為什麼會這樣呢?
這股陌生而奇妙的感覺?
特蕾西婭也不是什麼都不懂的純情少女,不是猜不到自己此刻身上湧動的這種異樣與古怪的感覺是什麼。
但是,遊戲不能輸。
反正只要忍耐就好了。
而且好像也很舒服。
夏明的手掌輕輕按在少女傷口的邊緣。
那股令人身體和靈魂都要被凍結的冰寒冷意被他緩緩吸了出來。
他看著少女臉上漸漸恢復了血色,紅唇恢復了活力與鮮紅,心思卻更多的飄到了她翡翠色的眼眸裡。
與他昏迷前見到的那道人形虛影一樣的瞳孔顏色。
甚至現在仔細回想起來,那身影的模樣在腦海中雖然有些模糊,但其身高和體型似乎也好像和眼前的少女……差不多一樣。
少女的面頰因為那股邪能被吸走的原因本就恢復了紅潤,在夏明溫熱的手掌撫摸下,更是以一種肉眼可見的速度迅速變得緋紅。
“你臉紅了。”
“沒……有。”少女擠著聲線發出乾澀沙啞的聲音,別過臉去。
她又是羞赧又是對這樣的自己感到奇怪。
為什麼我要對此感到羞澀,為什麼我不敢對上他的視線?
不過是正經的治療傷勢而已,我為什麼要膽怯害怕?
她咬著嘴唇,又把腦袋偏轉回來,氣呼呼的看著夏明,把他想象成一頭老虎,一隻兇猛的雪怪,乃至是那可惡的邪龍與冰王。
這麼一想,又覺得沒什麼好怕的,只需要……只需要繼續忍耐住聲音就好了。
夏明這時又伸出手指戳了戳她的臉頰,笑著說道:
“還不承認,不僅紅了,還燙的厲害。”
“那是……啊!我被你氣到了,氣成這樣的!”少女強詞奪理道,聲音中夾雜著一聲一閃而過的輕吟。
“奇怪?”夏明故作訝異的歪了歪頭,“我明明是在兢兢業業的幫你治療傷勢,伱為什麼要生氣呢?”
“是我治療得不夠好,還是你哪裡不舒服了,告訴我,特蕾西婭,我幫你揉揉。”
“特蕾西婭?”
夏明輕輕在她耳邊呼喚她的名字。
“特蕾西婭?”
特蕾西婭閉上嘴,轉過臉去,不說話了。
她想,只要不理他,過一會兒他自己就會感到無趣放棄了。
他們現在就是在進行一場讓她張嘴說話的遊戲,夏明想讓她張嘴露餡,發出羞恥的聲音。
她就閉上嘴巴安靜享受,反正……反正她一向很擅長忍耐。
被餘火裡的大家說教時是這樣。
被硬灌輸很多無用的知識,被迫一遍一遍觀看著先代女武神大人的戰鬥錄影時是這樣。
被指教著從身體儀態到姿勢表情都要向先代女武神大人那樣學習模仿時也是這樣。
明明我是特蕾西婭,不是先代女武神大人啊!
說是這樣做會愈發接近女武神大人的意志和心態,可以提高拔劍成功的機率,可是怎麼想都覺得這種方法很不可靠吧!

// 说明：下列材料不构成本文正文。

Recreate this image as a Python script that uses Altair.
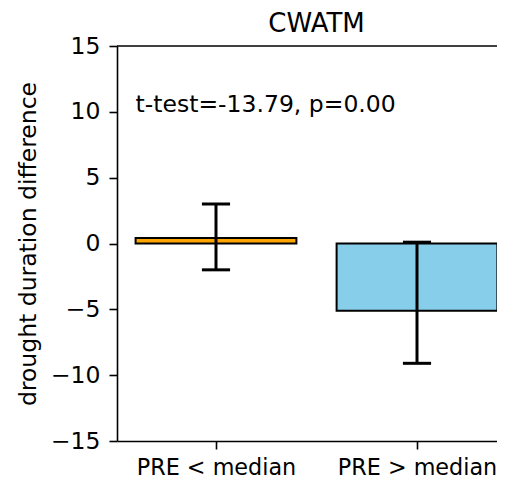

但許多年過去了,女武神大人留下的赤焰已經快要熄滅了,許多年來,也沒有一個人成功從臻冰中拔出那把象徵著女武神大人意志力量與名號的赤焰大劍。
哥哥也失敗了。
只剩下她了。
也只有她,也同樣繼承了女武神大人的血脈,就連那頭紅髮,那雙翡翠般璀璨明亮的眼眸都同她一模一樣。
她是大家最後的希望,她必須拔劍。
而為了提高拔劍成功的機率。
她必須學習模仿女武神大人的姿勢體態,她的戰鬥方式,她的性格,她的理念,她必須成為女武神大人的翻版。
她還必須要壓制實力,不能爆發出三階及以上的靈能,即使她的實力早已到了四階頂峰,差一步就能跨越進入五階。
因為靈能強度一旦達到三階,就擁有了二次覺醒的資格。
在多年來無數次的拔劍嘗試中,餘火組織認為,想要成功拔出赤焰大劍,不僅要擁有和先代女武神大人相似的意志和性格,且自身一定要像是一尊空白的基座般能完美承載赤焰之劍的力量,承載女武神大人的火焰。
換句話來說,就是欲要拔劍取得女武神大人力量的人,自身不能完成二次覺醒。
就像同一具身體裡容不下兩個不同的靈魂。